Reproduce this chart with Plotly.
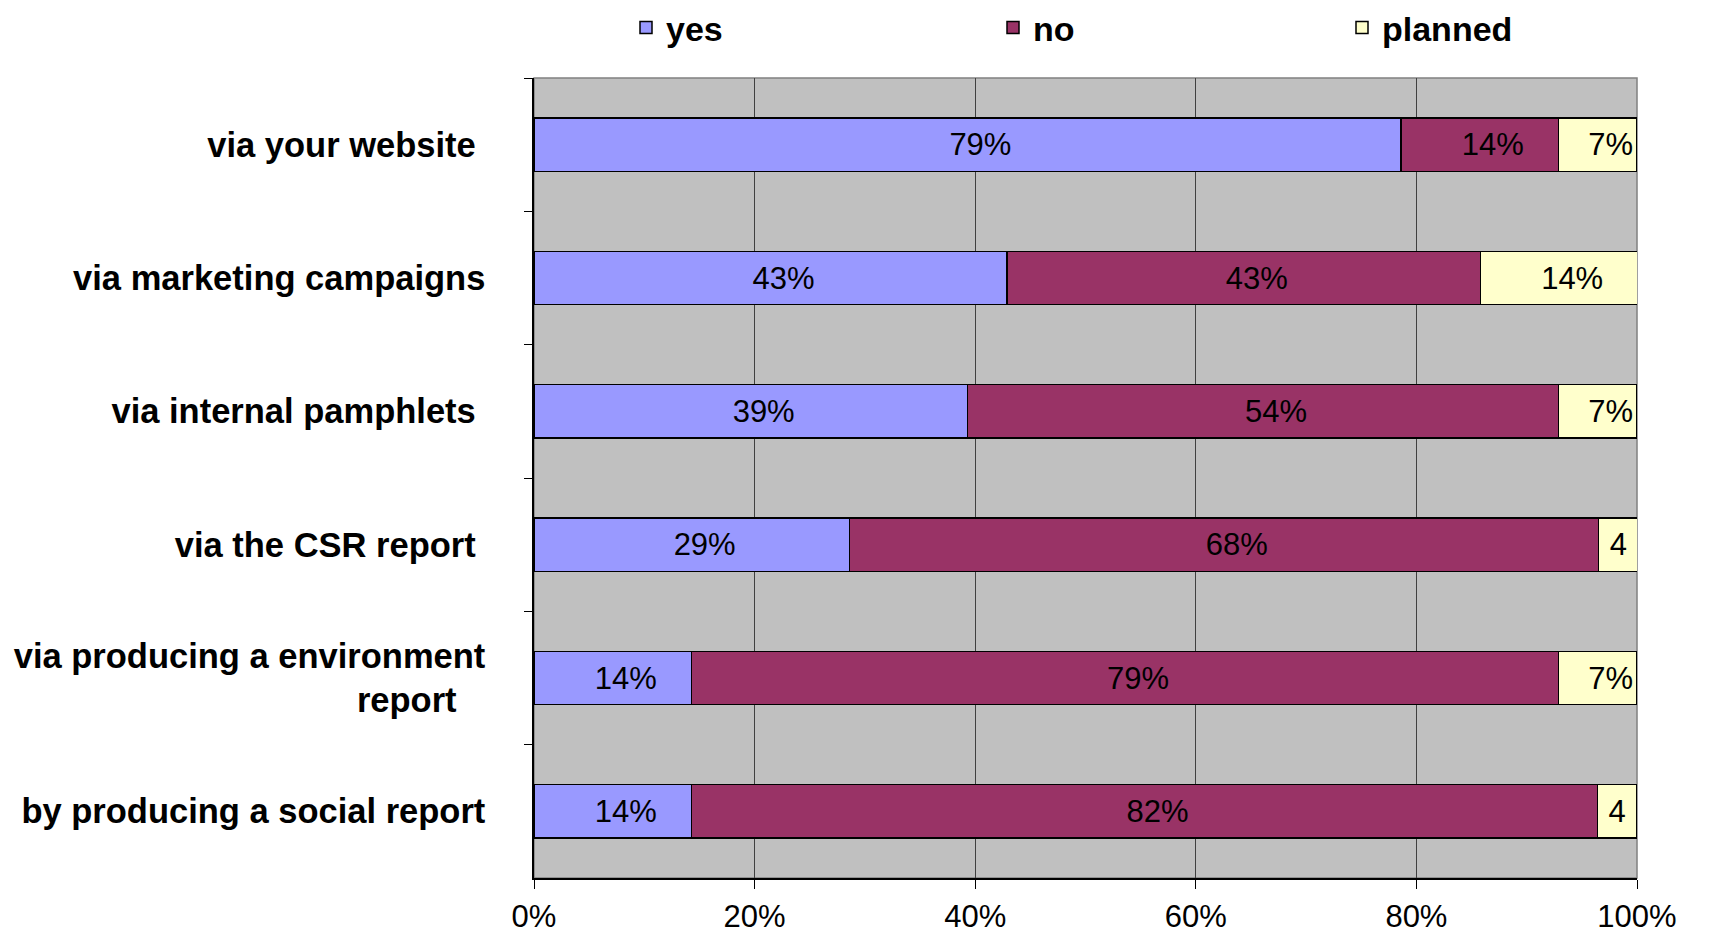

--

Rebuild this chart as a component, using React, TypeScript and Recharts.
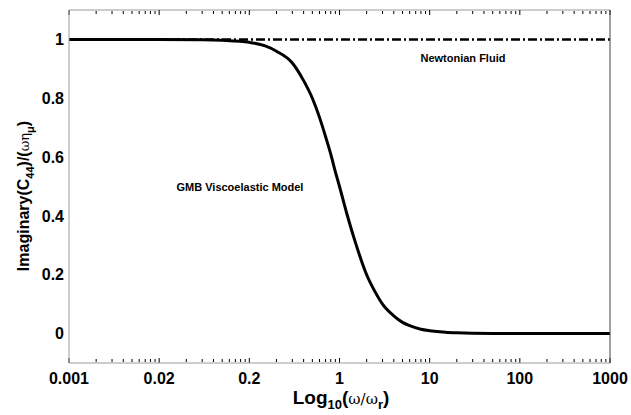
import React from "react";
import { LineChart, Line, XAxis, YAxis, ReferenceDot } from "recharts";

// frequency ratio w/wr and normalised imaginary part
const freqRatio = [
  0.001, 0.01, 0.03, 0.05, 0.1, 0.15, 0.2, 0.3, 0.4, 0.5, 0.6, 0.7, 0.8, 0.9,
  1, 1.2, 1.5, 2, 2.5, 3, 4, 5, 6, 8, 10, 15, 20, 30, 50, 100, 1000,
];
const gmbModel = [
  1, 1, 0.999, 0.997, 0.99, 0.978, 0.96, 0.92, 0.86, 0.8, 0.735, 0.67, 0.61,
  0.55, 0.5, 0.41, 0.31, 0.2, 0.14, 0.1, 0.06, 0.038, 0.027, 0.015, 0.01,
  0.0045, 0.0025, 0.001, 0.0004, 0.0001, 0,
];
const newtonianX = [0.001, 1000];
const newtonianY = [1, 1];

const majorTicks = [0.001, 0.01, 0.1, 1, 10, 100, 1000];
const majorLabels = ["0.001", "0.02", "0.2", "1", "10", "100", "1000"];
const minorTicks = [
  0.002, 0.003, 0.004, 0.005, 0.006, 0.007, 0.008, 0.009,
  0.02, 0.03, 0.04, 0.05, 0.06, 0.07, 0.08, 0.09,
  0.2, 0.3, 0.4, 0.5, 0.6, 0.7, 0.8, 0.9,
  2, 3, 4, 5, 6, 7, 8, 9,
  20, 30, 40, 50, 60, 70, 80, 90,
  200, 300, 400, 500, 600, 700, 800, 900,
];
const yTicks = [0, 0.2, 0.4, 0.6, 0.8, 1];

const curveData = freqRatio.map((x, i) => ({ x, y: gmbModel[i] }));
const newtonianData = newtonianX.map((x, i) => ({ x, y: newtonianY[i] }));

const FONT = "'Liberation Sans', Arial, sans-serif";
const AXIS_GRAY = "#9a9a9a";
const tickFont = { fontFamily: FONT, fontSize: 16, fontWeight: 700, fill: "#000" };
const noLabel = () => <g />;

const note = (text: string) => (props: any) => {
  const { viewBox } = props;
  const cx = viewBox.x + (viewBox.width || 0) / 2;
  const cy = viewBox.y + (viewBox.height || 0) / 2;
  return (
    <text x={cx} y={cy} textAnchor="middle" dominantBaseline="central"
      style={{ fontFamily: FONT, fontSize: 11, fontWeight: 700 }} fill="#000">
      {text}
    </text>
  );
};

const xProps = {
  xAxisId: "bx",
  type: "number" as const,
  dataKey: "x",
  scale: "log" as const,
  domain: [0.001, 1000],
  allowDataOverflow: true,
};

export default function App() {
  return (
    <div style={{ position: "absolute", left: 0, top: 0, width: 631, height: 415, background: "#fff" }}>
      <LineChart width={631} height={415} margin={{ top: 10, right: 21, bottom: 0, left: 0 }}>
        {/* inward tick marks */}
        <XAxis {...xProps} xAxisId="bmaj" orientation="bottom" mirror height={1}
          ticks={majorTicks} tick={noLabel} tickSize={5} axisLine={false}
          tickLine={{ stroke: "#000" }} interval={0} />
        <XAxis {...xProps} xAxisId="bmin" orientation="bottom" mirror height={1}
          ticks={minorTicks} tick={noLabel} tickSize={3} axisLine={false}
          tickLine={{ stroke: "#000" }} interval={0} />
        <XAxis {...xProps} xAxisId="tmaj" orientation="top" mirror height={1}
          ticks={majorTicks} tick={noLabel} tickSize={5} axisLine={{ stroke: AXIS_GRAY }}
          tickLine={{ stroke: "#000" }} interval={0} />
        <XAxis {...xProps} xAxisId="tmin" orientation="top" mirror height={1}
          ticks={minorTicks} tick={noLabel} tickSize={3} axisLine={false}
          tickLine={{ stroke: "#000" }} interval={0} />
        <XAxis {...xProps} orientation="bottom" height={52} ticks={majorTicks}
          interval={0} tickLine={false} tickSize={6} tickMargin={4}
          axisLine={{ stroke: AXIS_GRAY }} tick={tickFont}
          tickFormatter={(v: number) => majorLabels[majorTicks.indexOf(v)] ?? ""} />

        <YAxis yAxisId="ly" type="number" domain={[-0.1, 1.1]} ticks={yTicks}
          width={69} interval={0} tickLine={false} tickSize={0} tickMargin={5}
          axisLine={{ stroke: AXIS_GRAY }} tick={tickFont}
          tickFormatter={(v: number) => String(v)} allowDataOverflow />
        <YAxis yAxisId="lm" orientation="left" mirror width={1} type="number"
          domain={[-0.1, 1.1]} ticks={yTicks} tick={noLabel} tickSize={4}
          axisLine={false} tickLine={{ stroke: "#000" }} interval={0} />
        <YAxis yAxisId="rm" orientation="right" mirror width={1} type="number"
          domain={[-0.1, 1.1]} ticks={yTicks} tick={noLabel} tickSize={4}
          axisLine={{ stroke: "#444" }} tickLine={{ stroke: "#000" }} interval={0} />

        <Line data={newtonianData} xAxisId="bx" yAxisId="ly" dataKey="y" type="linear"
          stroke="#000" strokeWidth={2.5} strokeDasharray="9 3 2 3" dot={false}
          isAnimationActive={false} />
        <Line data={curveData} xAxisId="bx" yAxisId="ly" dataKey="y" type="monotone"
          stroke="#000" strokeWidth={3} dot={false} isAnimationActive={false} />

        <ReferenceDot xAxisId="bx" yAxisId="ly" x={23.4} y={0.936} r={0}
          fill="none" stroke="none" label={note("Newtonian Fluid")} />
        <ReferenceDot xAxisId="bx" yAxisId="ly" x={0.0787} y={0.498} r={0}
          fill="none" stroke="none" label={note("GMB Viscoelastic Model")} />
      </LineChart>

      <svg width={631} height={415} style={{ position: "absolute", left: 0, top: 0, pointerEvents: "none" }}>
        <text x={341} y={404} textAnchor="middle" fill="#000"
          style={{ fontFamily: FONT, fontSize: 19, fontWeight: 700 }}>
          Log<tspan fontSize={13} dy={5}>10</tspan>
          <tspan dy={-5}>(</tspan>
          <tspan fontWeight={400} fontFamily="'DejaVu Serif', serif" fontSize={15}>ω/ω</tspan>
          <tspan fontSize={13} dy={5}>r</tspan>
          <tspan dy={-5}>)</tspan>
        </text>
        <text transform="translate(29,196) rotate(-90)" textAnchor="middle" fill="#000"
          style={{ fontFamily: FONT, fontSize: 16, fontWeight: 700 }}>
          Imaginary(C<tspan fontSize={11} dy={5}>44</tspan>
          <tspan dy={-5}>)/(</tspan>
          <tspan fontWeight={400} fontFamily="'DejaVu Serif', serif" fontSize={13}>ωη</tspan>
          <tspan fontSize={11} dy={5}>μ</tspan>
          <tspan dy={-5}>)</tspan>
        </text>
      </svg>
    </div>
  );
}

_What the task asks_
In how many lines does the word "React" appear? Respond with the number alone.

_In response_
2